My wife wisely decides to call “Boy” our foreman on sight and ask him. At least Boy, whose crew will be doing the installation of the floor tiles, had the foresight to measure each of our rooms separately and provided us with a detailed list of what size tile and how many would be needed for each room.
About 15 minutes later our foreman sent a text message to my spouse. 93 meters would be needed. At least the 100 meter estimate wasn’t far off. But A.M. Builder’s didn’t have that much material for the soffits in stock; we would have to wait until 1:30 pm until their supplier came in and let them know how much local stock was available.
So we sent Elly on his way and began the process of ordering our floor tiles. Our tiles would be delivered next week in Guimaras but 100 containers of needed adhesive tile were not in stock and would arrive in three days, in time for the tile shipment.
It was only noon, so upon my wife’s suggestion we decided to go to Robinsons for lunch. After being told by one jeepney operator that they did not make a stop at Robinsons, an older Filipino gentleman at the rear of a jeepeney loaded with supplies from A.M., told us to hop on and that the driver would drop us off at the popular mall.
We thanked the man for the ride and he asked what nationality I was.
“American, “ I answered. “Illinois, near Chicago, where Michael Jordan played with the Bulls.” (We actually lived in Central Illinois, about 3 1/2 hours from The Windy City but many Filipinos love basketball and understand the Jordan reference.)
Robinsons Mall was busier than free Egg McMuffin Day at McDonald’s. All the eateries were busy but after a trip to the CR, Comfort Room, Pizza Hut had cleared a few tables so we had our lunch there
(By the way, Pizza Hut, has a new lunch feast menu and for 299 pesos, two people, including me, can be well fed. I’m thrilled that they are now allowing substitutions for each menu item. We substituted a bacon cheeseburger regular pizza for a Hawaiian Pineapple Pizza, and this particular feast came with two orders of American french fries and two orders of mushroom soup. My asawa couldn’t eat all of her fries, and I, happily, polished them off for her.)
Yeah, even our local Mormon guys love to chow down on pizza
After lunch and some shopping, it was now 2 pm. Still no word from the supplier at A.M. Builder’s so we decided to go home and check on the soffits later. My wife stopped by the Dunkin’ Donut stand to pick up some treats for home and I went to the Package Counter at the supermarket to claim our three bags from SM Delgado that we had deposited.

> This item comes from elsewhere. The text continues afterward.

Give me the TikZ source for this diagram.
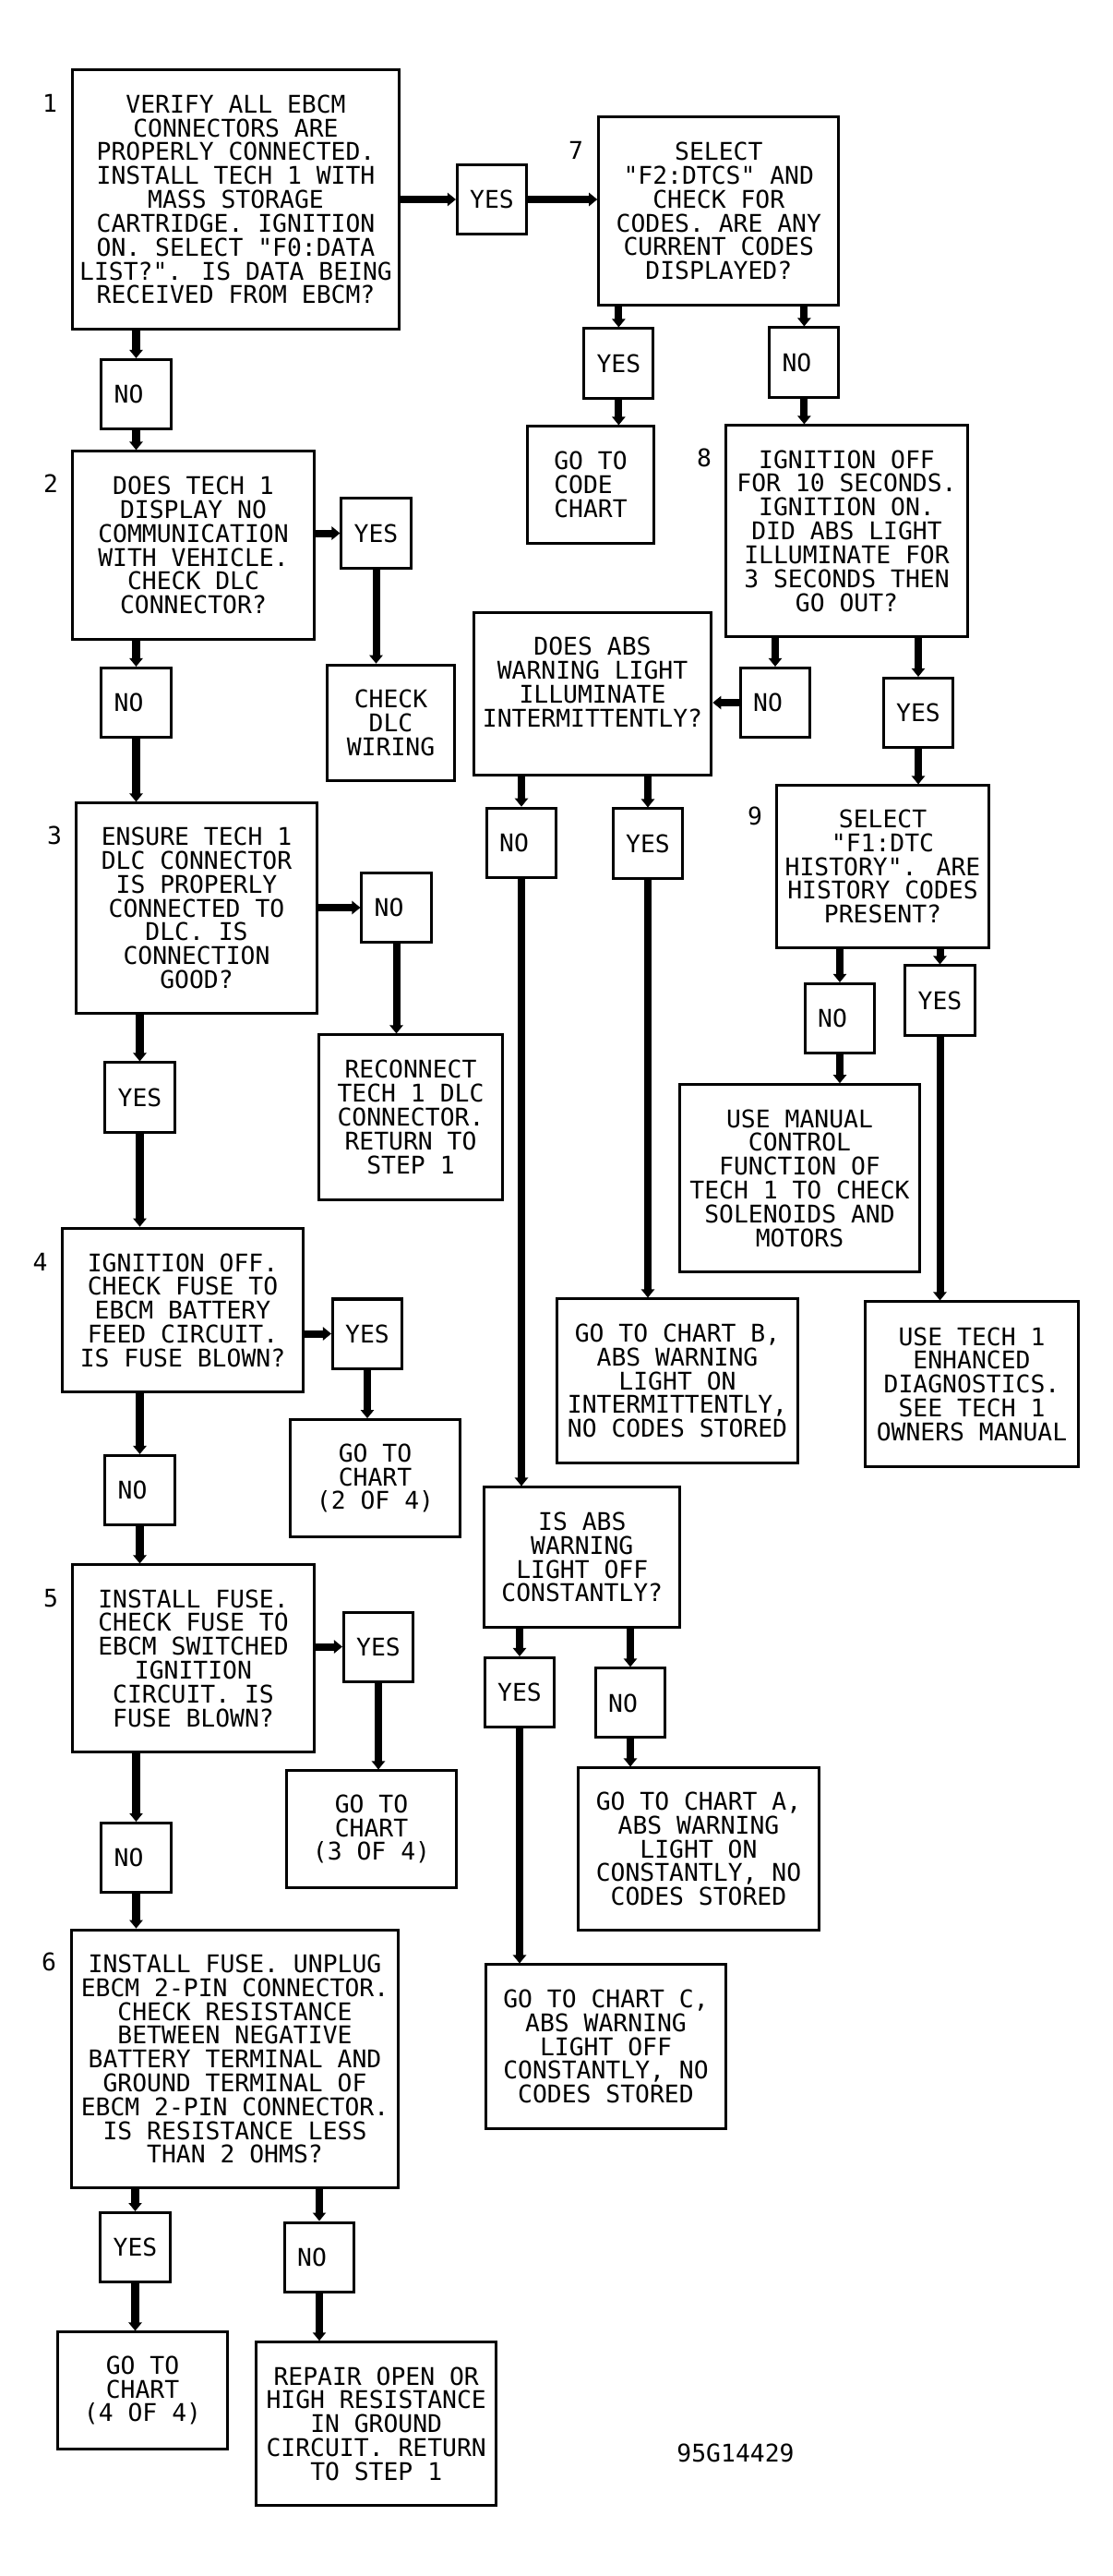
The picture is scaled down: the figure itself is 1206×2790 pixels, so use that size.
\documentclass[tikz,border=0pt]{standalone}
\usepackage{fontspec}
\usetikzlibrary{arrows.meta}
\newfontfamily\chartfont{DejaVu Sans Mono}
\newcommand{\chartface}{\chartfont\fontsize{7.5}{7.34}\selectfont}

\begin{document}
\begin{tikzpicture}[x = 0.01cm, y = -0.01cm]

\tikzset{
stepbox/.style = {rectangle, draw, line width = 0.03cm, align = center, inner sep = 0pt, font = \chartface},
answer/.style = {rectangle, draw, line width = 0.03cm, minimum width = 0.75cm, minimum height = 0.75cm, inner sep = 0pt, font = \chartface},
stepnum/.style = {inner sep = 0pt, font = \chartface},
flow/.style = {-{Triangle[length = 0.09cm, width = 0.14cm]}, line width = 0.08cm},
	}

\useasboundingbox (0, 0) rectangle (1206, 2790);

% Left column
\node at (255.5, 216) [stepbox, minimum width = 3.53cm, minimum height = 2.80cm] (b1) {VERIFY ALL EBCM\\CONNECTORS ARE\\PROPERLY CONNECTED.\\INSTALL TECH 1 WITH\\MASS STORAGE\\CARTRIDGE. IGNITION\\ON. SELECT "F0:DATA\\LIST?". IS DATA BEING\\RECEIVED FROM EBCM?};
\node at (147.5, 427) [answer] (n1) {NO\hphantom{N}};
\node at (209.5, 590.5) [stepbox, minimum width = 2.61cm, minimum height = 2.03cm] (b2) {DOES TECH 1\\DISPLAY NO\\COMMUNICATION\\WITH VEHICLE.\\CHECK DLC\\CONNECTOR?};
\node at (407.5, 577.5) [answer] (y2) {YES};
\node at (423.5, 783) [stepbox, minimum width = 1.37cm, minimum height = 1.255cm] (wiring) {CHECK\\DLC\\WIRING};
\node at (147.5, 761) [answer] (n2) {NO\hphantom{N}};
\node at (213, 983.5) [stepbox, minimum width = 2.60cm, minimum height = 2.27cm] (b3) {ENSURE TECH 1\\DLC CONNECTOR\\IS PROPERLY\\CONNECTED TO\\DLC. IS\\CONNECTION\\GOOD?};
\node at (429.5, 983) [answer] (n3) {NO\hphantom{N}};
\node at (445, 1210) [stepbox, minimum width = 1.98cm, minimum height = 1.78cm] (reconnect) {RECONNECT\\TECH 1 DLC\\CONNECTOR.\\RETURN TO\\STEP 1};
\node at (151.5, 1188.5) [answer] (y3) {YES};
\node at (198, 1419) [stepbox, minimum width = 2.605cm, minimum height = 1.776cm] (b4) {IGNITION OFF.\\CHECK FUSE TO\\EBCM BATTERY\\FEED CIRCUIT.\\IS FUSE BLOWN?};
\node at (398, 1444.5) [answer] (y4) {YES};
\node at (406.5, 1601) [stepbox, minimum width = 1.83cm, minimum height = 1.267cm] (chart2) {GO TO\\CHART\\(2 OF 4)};
\node at (151.5, 1614) [answer] (n4) {NO\hphantom{N}};
\node at (209.5, 1796) [stepbox, minimum width = 2.61cm, minimum height = 2.02cm] (b5) {INSTALL FUSE.\\CHECK FUSE TO\\EBCM SWITCHED\\IGNITION\\CIRCUIT. IS\\FUSE BLOWN?};
\node at (410, 1783.5) [answer] (y5) {YES};
\node at (402.5, 1981) [stepbox, minimum width = 1.83cm, minimum height = 1.26cm] (chart3) {GO TO\\CHART\\(3 OF 4)};
\node at (147.5, 2012) [answer] (n5) {NO\hphantom{N}};
\node at (254.5, 2230) [stepbox, minimum width = 3.53cm, minimum height = 2.795cm] (b6) {INSTALL FUSE. UNPLUG\\EBCM 2-PIN CONNECTOR.\\CHECK RESISTANCE\\BETWEEN NEGATIVE\\BATTERY TERMINAL AND\\GROUND TERMINAL OF\\EBCM 2-PIN CONNECTOR.\\IS RESISTANCE LESS\\THAN 2 OHMS?};
\node at (146.5, 2434) [answer] (y6) {YES};
\node at (154.5, 2589) [stepbox, minimum width = 1.83cm, minimum height = 1.26cm] (chart4) {GO TO\\CHART\\(4 OF 4)};
\node at (346, 2444.5) [answer] (n6) {NO\hphantom{N}};
\node at (407.7, 2625) [stepbox, minimum width = 2.60cm, minimum height = 1.764cm] (repair) {REPAIR OPEN OR\\HIGH RESISTANCE\\IN GROUND\\CIRCUIT. RETURN\\TO STEP 1};

% Right columns
\node at (533, 216) [answer] (y1) {YES};
\node at (778.8, 228.5) [stepbox, minimum width = 2.60cm, minimum height = 2.03cm] (b7) {SELECT\\"F2:DTCS" AND\\CHECK FOR\\CODES. ARE ANY\\CURRENT CODES\\DISPLAYED?};
\node at (670.4, 393.5) [answer] (y7) {YES};
\node at (640, 525) [stepbox, align = left, minimum width = 1.36cm, minimum height = 1.26cm] (codechart) {GO TO\\CODE\\CHART};
\node at (871.4, 392.5) [answer] (n7) {NO\hphantom{N}};
\node at (917.5, 575) [stepbox, minimum width = 2.61cm, minimum height = 2.28cm] (b8) {IGNITION OFF\\FOR 10 SECONDS.\\IGNITION ON.\\DID ABS LIGHT\\ILLUMINATE FOR\\3 SECONDS THEN\\GO OUT?};
\node at (840, 761) [answer] (n8) {NO\hphantom{N}};
\node at (642, 751.5) [stepbox, minimum width = 2.575cm, minimum height = 1.76cm] (intermit) {DOES ABS\\WARNING LIGHT\\ILLUMINATE\\INTERMITTENTLY?\\\mbox{}};
\node at (995, 772) [answer] (y8) {YES};
\node at (956.5, 938.5) [stepbox, minimum width = 2.29cm, minimum height = 1.75cm] (b9) {SELECT\\"F1:DTC\\HISTORY". ARE\\HISTORY CODES\\PRESENT?};
\node at (910, 1103) [answer] (n9) {NO\hphantom{N}};
\node at (866.5, 1276) [stepbox, minimum width = 2.60cm, minimum height = 2.025cm] (manual) {USE MANUAL\\CONTROL\\FUNCTION OF\\TECH 1 TO CHECK\\SOLENOIDS AND\\MOTORS};
\node at (1018.5, 1083.5) [answer] (y9) {YES};
\node at (1053, 1499) [stepbox, minimum width = 2.30cm, minimum height = 1.78cm] (enhanced) {USE TECH 1\\ENHANCED\\DIAGNOSTICS.\\SEE TECH 1\\OWNERS MANUAL};
\node at (565, 912.7) [answer] (ni) {NO\hphantom{N}};
\node at (702, 913.5) [answer] (yi) {YES};
\node at (734, 1495.5) [stepbox, minimum width = 2.60cm, minimum height = 1.77cm] (chartB) {GO TO CHART B,\\ABS WARNING\\LIGHT ON\\INTERMITTENTLY,\\NO CODES STORED};
\node at (630.8, 1686.5) [stepbox, minimum width = 2.12cm, minimum height = 1.51cm] (lightoff) {IS ABS\\WARNING\\LIGHT OFF\\CONSTANTLY?};
\node at (563, 1833) [answer] (yo) {YES};
\node at (656.5, 2216.5) [stepbox, minimum width = 2.59cm, minimum height = 1.77cm] (chartC) {GO TO CHART C,\\ABS WARNING\\LIGHT OFF\\CONSTANTLY, NO\\CODES STORED};
\node at (683, 1844.4) [answer] (no) {NO\hphantom{N}};
\node at (757, 2002.5) [stepbox, minimum width = 2.60cm, minimum height = 1.75cm] (chartA) {GO TO CHART A,\\ABS WARNING\\LIGHT ON\\CONSTANTLY, NO\\CODES STORED};

% Step numbers
\node at (54, 112) [stepnum] (s1) {1};
\node at (55, 524) [stepnum] (s2) {2};
\node at (59, 905) [stepnum] (s3) {3};
\node at (43.5, 1367) [stepnum] (s4) {4};
\node at (55, 1731) [stepnum] (s5) {5};
\node at (53, 2125) [stepnum] (s6) {6};
\node at (624, 163) [stepnum] (s7) {7};
\node at (763, 496) [stepnum] (s8) {8};
\node at (818, 883.5) [stepnum] (s9) {9};
\node at (797, 2657) [stepnum] (ref) {95G14429};

% Flow, left column
\path [flow] (b1.south -| n1) edge (n1.north);
\path [flow] (n1.south) edge (n1.south |- b2.north);
\path [flow] (b2.east |- y2) edge (y2.west);
\path [flow] (y2.south) edge (y2.south |- wiring.north);
\path [flow] (b2.south -| n2) edge (n2.north);
\path [flow] (n2.south) edge (n2.south |- b3.north);
\path [flow] (b3.east |- n3) edge (n3.west);
\path [flow] (n3.south) edge (n3.south |- reconnect.north);
\path [flow] (b3.south -| y3) edge (y3.north);
\path [flow] (y3.south) edge (y3.south |- b4.north);
\path [flow] (b4.east |- y4) edge (y4.west);
\path [flow] (y4.south) edge (y4.south |- chart2.north);
\path [flow] (b4.south -| n4) edge (n4.north);
\path [flow] (n4.south) edge (n4.south |- b5.north);
\path [flow] (b5.east |- y5) edge (y5.west);
\path [flow] (y5.south) edge (y5.south |- chart3.north);
\path [flow] (b5.south -| n5) edge (n5.north);
\path [flow] (n5.south) edge (n5.south |- b6.north);
\path [flow] (b6.south -| y6) edge (y6.north);
\path [flow] (y6.south) edge (y6.south |- chart4.north);
\path [flow] (b6.south -| n6) edge (n6.north);
\path [flow] (n6.south) edge (n6.south |- repair.north);

% Flow, right columns
\path [flow] (b1.east |- y1) edge (y1.west);
\path [flow] (y1.east) edge (y1.east -| b7.west);
\path [flow] (b7.south -| y7) edge (y7.north);
\path [flow] (y7.south) edge (y7.south |- codechart.north);
\path [flow] (b7.south -| n7) edge (n7.north);
\path [flow] (n7.south) edge (n7.south |- b8.north);
\path [flow] (b8.south -| n8) edge (n8.north);
\path [flow] (n8.west) edge (n8.west -| intermit.east);
\path [flow] (b8.south -| y8) edge (y8.north);
\path [flow] (y8.south) edge (y8.south |- b9.north);
\path [flow] (b9.south -| n9) edge (n9.north);
\path [flow] (n9.south) edge (n9.south |- manual.north);
\path [flow] (b9.south -| y9) edge (y9.north);
\path [flow] (y9.south) edge (y9.south |- enhanced.north);
\path [flow] (intermit.south -| ni) edge (ni.north);
\path [flow] (ni.south) edge (ni.south |- lightoff.north);
\path [flow] (intermit.south -| yi) edge (yi.north);
\path [flow] (yi.south) edge (yi.south |- chartB.north);
\path [flow] (lightoff.south -| yo) edge (yo.north);
\path [flow] (yo.south) edge (yo.south |- chartC.north);
\path [flow] (lightoff.south -| no) edge (no.north);
\path [flow] (no.south) edge (no.south |- chartA.north);

\end{tikzpicture}
\end{document}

There was a long line at the Package Counter. Anyone that has ever been at Robinsons Package Counter in the afternoon, will know that the longer the day wears on, the longer the package counter line will usually be.
The two senior citizens noted at the beginning of this post were just ahead of me, waiting to plunk down their plastic claim ticket number so the two young Filipinos scurrying behind the counter could retrieve their packages. As we were waiting, a Filipino lady edged of front of them and slapped her ticket on the counter and her package was promptly given to her.
I said nothing to the woman who had butted in line. I was hot, tired and just wanted to get home. But I did remark to the two Lola’s:
“You Filipinos are much more patient than I am. You let that woman jump in front of you in line and you said nothing. I’m afraid I would have said something to her if it was me.”
The two polite ladies nodded but said nothing.
By this time, the ladies had dropped their claim tickets on the counter and the young men behind the counter were searching for their packages.
Suddenly, a middle-aged Pinay jumped in front of the seniors, and tried to drop her claim ticket.
The Lola’s pointed to the back of the line.
“The line start there.” they informed the line jumper.
The woman looked shocked but sheepishly went back to the end of the line.
I gave both Lola’s a high five!
“Good for you!” I exclaimed to them.
I then plunked down my claim ticket and collected my packages. Just another day in paradise.